Printed January 1, 2011

https://doi.org/10.4134/JKMS.2011.48.1.63

Copyright © The Korean Mathematical Society.

Metric foliations on hyperbolic spaces

Kyung Bai Lee and Seunghun Yi

University of Oklahoma, Youngdong University

Abstract

On the hyperbolic space $D^n$, codimension-one totally geodesic foliations of class $C^k$ are classified.

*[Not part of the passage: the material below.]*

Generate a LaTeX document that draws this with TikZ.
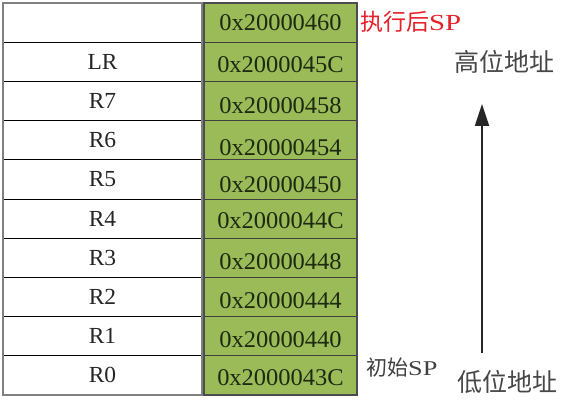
\documentclass[tikz,border=0pt]{standalone}
\usepackage{fontspec}
\newfontfamily\cjk{Noto Sans CJK SC}
\newfontfamily\hexfont[FakeStretch=1.02]{Liberation Serif}
\newfontfamily\spfont[FakeStretch=1.25]{Liberation Serif}
\usetikzlibrary{arrows.meta}
\definecolor{cellgreen}{HTML}{9BBB59}
\definecolor{spred}{HTML}{E8202A}
\definecolor{hexink}{HTML}{1E2A10}
\tikzset{
  regcell/.style={draw=black, line width=0.9pt, minimum width=199pt, minimum height=39.2pt, inner sep=0pt, font=\fontsize{23}{23}\selectfont\hexfont, text=black!85},
  addrcell/.style={draw=black!75, line width=0.9pt, fill=cellgreen, minimum width=153pt, minimum height=39.2pt, inner sep=0pt, text height=16pt, text depth=0pt, font=\fontsize{24}{24}\selectfont\hexfont, text=hexink},
  cjklabel/.style={inner sep=0pt, font=\fontsize{25}{25}\selectfont\cjk, text=black!72},
}
\begin{document}
\begin{tikzpicture}[x=1pt,y=-1pt]
\useasboundingbox (0,0) rectangle (567,401);
\fill[white] (0,0) rectangle (567,401);
% rows
\foreach \lab/\hex/\dy [count=\i from 0] in {{}/0x20000460/0, LR/0x2000045C/3, R7/0x20000458/5, R6/0x20000454/7, R5/0x20000450/5, R4/0x2000044C/2, R3/0x20000448/4, R2/0x20000444/3, R1/0x20000440/3, R0/0x2000043C/2}{
  \node[regcell] (l\i) at (102.5, {3+39.2*(\i+0.5)}) {\lab};
  \node[addrcell] (h\i) at (280.5, {3+39.2*(\i+0.5)}) {\raisebox{-\dy pt}{\hex}};
}
% outer borders
\draw[black!50, line width=2pt] (3,3) rectangle (202,395);
\draw[black!70, line width=1.6pt] (204,3) rectangle (357,395);
% side labels
\node[anchor=west, inner sep=0pt, text=spred, font=\fontsize{23}{23}\selectfont] (after) at (360,22) {{\cjk 执行后}{\spfont SP}};
\node[cjklabel] (high) at (504,62) {高位地址};
\node[anchor=west, inner sep=0pt, text=black!75, font=\fontsize{21}{21}\selectfont] (init) at (366,368) {{\cjk 初始}{\spfont SP}};
\node[cjklabel] (low) at (507,382) {低位地址};
% arrow
\coordinate (abot) at (482,353);
\coordinate (atop) at (482,104);
\draw[black!85, line width=1.8pt, -{Triangle[width=14pt,length=22pt]}] (abot) -- (atop);
\end{tikzpicture}
\end{document}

Except for the unique parabolic homogeneous foliation, the set of all such foliations is in one-one correspondence (up to isometry) with the set of all functions $z: [0,\pi]\to S^{n-1}$ of class $C^{k-1}$ with $z(0)=e_1=z(\pi)$ satisfying $$|z'(r)|\leq 1$$ for all $r$, modulo an isometric action by $O(n-1)\times\mathbb R\times\mathbb Z_2$. Since 1-dimensional metric foliations on $D^n$ are always either homogeneous or flat (that is, their orthogonal distributions are integrable), this classifies all 1-dimensional metric foliations as well. Equations of leaves for a non-trivial family of metric foliations on $D^2$ (called ``fifth-line'') are found.

Keywords: Riemannian foliation, metric foliation, homogeneous foliation, totally geodesic foliation, hyperbolic space

MSC numbers: 53C12, 53C20, 57R30